Records for processing =>
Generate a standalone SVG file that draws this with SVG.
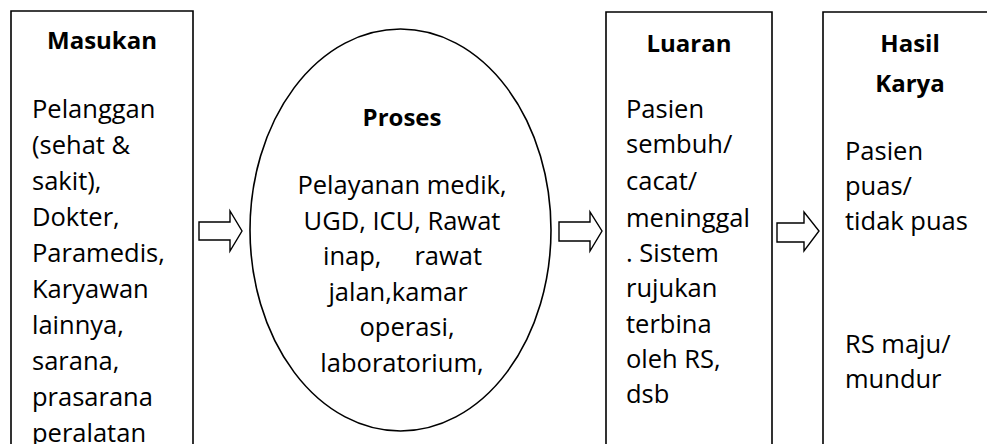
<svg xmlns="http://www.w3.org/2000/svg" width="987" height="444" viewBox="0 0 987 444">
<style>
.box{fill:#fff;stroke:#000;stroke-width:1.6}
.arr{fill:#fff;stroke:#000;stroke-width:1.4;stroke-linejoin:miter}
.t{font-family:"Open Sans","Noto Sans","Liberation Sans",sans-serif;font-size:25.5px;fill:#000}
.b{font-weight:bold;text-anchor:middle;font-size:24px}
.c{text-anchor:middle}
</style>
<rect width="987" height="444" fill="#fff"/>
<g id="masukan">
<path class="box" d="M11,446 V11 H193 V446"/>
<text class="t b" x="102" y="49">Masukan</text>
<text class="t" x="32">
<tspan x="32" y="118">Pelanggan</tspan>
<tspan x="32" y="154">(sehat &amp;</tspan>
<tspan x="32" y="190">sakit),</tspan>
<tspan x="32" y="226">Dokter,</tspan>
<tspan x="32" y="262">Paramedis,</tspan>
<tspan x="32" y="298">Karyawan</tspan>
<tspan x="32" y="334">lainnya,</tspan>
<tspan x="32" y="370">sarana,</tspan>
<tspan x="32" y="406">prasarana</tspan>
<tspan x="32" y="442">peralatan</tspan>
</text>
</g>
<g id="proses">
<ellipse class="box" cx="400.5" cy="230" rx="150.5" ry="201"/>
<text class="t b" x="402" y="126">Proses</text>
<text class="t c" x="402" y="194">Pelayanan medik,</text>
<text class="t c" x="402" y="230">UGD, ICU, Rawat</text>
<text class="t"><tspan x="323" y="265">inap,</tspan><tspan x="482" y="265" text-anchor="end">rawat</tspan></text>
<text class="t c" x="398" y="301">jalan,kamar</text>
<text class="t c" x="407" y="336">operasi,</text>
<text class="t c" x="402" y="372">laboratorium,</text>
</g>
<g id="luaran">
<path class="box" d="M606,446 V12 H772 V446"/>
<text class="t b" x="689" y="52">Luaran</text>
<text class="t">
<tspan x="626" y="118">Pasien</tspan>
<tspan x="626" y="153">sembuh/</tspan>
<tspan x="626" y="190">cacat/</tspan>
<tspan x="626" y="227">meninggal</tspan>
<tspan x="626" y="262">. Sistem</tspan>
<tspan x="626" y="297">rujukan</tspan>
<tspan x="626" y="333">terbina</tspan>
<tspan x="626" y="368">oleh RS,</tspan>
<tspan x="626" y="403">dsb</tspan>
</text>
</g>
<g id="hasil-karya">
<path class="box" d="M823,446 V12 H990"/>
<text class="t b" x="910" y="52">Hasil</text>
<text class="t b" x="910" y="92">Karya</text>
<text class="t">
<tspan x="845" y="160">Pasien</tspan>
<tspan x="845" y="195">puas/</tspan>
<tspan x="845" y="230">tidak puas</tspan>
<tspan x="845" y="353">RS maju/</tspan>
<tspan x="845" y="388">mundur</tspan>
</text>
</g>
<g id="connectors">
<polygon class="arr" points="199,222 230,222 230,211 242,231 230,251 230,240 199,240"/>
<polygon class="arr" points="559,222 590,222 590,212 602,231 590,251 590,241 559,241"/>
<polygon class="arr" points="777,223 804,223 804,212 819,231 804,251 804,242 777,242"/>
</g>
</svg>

==

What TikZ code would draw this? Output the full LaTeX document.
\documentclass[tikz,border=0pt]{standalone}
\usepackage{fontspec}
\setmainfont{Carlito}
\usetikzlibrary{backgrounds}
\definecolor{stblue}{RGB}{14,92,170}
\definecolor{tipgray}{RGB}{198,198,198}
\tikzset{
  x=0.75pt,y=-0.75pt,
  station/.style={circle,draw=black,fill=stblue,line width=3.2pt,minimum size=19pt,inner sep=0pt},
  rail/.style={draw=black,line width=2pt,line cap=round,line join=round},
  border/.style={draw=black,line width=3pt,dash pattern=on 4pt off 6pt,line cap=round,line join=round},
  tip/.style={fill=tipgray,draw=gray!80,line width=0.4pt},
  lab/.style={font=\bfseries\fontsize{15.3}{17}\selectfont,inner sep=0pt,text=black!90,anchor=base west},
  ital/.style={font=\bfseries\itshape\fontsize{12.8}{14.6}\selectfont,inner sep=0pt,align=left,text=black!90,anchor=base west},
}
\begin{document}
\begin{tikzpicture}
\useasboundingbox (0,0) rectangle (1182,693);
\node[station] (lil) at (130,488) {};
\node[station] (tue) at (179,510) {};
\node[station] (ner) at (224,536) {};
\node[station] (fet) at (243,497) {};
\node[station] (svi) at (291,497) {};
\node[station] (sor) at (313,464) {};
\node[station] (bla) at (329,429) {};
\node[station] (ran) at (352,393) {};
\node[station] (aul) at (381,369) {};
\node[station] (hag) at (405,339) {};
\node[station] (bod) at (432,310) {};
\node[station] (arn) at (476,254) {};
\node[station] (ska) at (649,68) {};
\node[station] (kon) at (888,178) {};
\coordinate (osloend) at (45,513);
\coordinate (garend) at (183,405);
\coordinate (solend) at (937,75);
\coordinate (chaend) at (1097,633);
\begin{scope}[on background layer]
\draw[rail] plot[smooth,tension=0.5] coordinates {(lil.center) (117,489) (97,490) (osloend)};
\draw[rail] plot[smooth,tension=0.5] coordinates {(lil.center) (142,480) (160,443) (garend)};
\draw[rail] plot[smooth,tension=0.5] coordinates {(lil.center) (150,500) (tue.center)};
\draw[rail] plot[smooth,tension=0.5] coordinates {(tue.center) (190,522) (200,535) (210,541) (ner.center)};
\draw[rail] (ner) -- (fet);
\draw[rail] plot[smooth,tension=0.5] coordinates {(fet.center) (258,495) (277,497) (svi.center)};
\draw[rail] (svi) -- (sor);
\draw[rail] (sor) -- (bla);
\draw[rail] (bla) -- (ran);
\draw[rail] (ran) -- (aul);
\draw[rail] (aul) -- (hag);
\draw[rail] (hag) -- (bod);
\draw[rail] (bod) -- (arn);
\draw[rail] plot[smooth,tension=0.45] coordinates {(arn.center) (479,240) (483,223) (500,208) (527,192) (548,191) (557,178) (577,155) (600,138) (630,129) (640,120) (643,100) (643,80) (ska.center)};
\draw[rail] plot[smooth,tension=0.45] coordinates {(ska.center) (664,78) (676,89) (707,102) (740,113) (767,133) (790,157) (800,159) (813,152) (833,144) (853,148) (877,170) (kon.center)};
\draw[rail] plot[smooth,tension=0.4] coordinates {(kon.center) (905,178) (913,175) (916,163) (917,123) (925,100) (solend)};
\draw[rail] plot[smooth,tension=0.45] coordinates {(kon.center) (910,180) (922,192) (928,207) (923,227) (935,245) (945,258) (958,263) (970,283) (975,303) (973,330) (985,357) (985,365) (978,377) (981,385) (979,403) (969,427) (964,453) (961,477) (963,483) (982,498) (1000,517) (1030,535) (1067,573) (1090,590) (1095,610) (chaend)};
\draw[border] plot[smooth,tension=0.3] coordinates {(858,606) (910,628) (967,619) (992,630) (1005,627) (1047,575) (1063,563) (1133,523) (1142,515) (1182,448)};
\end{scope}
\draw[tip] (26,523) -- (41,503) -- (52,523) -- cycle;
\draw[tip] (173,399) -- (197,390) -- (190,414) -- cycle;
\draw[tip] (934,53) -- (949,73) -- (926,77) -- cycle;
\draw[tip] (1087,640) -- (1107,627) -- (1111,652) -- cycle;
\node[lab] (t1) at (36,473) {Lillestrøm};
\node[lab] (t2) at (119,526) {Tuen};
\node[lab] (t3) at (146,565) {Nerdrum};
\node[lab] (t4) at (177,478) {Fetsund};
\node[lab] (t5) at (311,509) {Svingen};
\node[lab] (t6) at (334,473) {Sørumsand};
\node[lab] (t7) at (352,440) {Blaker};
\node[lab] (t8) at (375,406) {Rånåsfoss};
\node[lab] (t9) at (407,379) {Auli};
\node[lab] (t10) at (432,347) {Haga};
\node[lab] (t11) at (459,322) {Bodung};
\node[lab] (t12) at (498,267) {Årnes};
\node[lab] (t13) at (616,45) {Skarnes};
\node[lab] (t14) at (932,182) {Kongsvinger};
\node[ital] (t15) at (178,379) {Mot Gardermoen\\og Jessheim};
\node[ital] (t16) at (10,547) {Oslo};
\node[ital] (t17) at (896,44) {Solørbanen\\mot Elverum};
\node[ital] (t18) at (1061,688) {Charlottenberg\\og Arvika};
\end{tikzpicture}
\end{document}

To be done => Locate the word "standalone" in the records above, and return each line that has it.

Output for this exercise =>
Generate a standalone SVG file that draws this with SVG.
\documentclass[tikz,border=0pt]{standalone}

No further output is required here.